Freedom in all its Flawed Greatness

By: Pete Zubof
Sitting at my in-laws’ house this 4th of July weekend, we went the usual full twelve rounds of political conflict.  I, as the resident conservative, was able to take a contrary position on nearly every issue, including the entirely apolitical question “Is Disney World really the happiest place on earth?”  “No” was my answer, in case you were wondering.  We had these fierce political (and philosophical) conflicts in the traditional American manner, over burgers and beer.  In a microcosm, this ability to disagree dramatically and then hug it out in the end really represents what is great in America.  It is this freedom that we really celebrate on Independence Day.

As we all know, there is certainly no lack of topics to take sides on with regards to American politics these days.  There are the old standbys, like abortion rights and Obamacare (or should it be called the Affordable Care Act…debate).  Then there are the new conflicts: Should drones be allowed to deliver pizza?  Is the word “Redskins” a racial slur?  For every point these days, it seems there is a counterpoint with no real sign of meeting in the middle.

Regardless of which side of the political spectrum you happen to live on, we can probably all agree, as Americans, that the past several years have been an exercise in frustration.  Political gridlock has become the norm, litigation has replaced negotiation, and overall satisfaction with our elected leaders has reached an all-time low.  Yet, despite these setbacks, something amazing happens in this country each and every day: Life goes on.
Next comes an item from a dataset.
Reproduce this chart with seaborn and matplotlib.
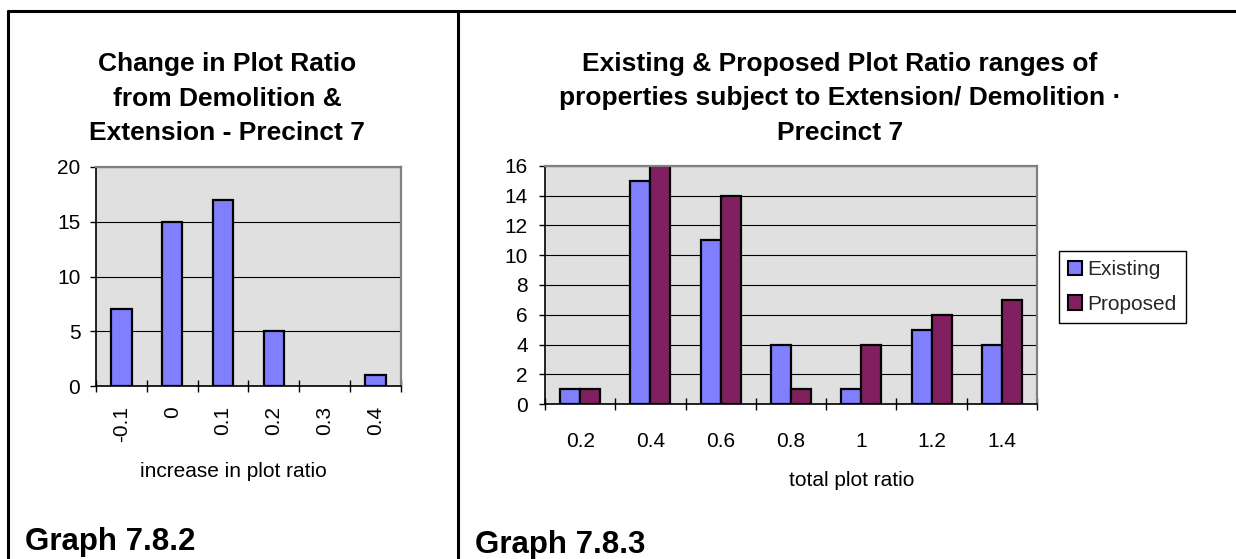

When times are good, we like to celebrate the genius of the political system that our founding fathers created.  Yet the true genius of our system may not really emerge until everything appears, on the surface, to be going wrong.  You see, despite a tepid economy and polarizing political rancor, the Constitution still works.  Its genius rests in its resiliency.  That resiliency is demonstrated daily based not on any specific or measurable event but on the lack thereof.

Despite our frustrations and annoyances, our challenges and disappointments, life for most Americans tends to go on relatively uninterrupted.  We wake up each morning and go about our business without fear of civil unrest or political coup.  This relative peace may seem inconsequential, yet consider that, since the year 1900, fewer than a dozen countries in the world have experienced no violent upheaval in their political system, which puts the United States in a relatively elite club.

So, in the grand scheme of things, life is pretty good on this 4th of July as it always is in America.  I fully expect that the government will stay intact long enough for me to make it to the next family debate session (on Rosh Hashanah; I’ll be talking to you then).  The President will leave office, like most Presidents do, after his term expires, and we will go on grumbling…but grumbling peacefully.

In the Navy, we have a saying, “A bitching sailor is a happy sailor.”  So it goes for all of us Americans.  If we have time to complain, to debate, and to argue, it’s because we live in one of the most stable societies in modern history.  The economy will turn around and some issues will be settled while new ones will arise, yet America will trundle on.  So in this Independence Day season, enjoy your summer BBQs, fierce family debates and all.  Celebrate the fact that the Constitution provides a deliberately vague, beautifully resilient framework that makes us unique, exceptional, and enduring.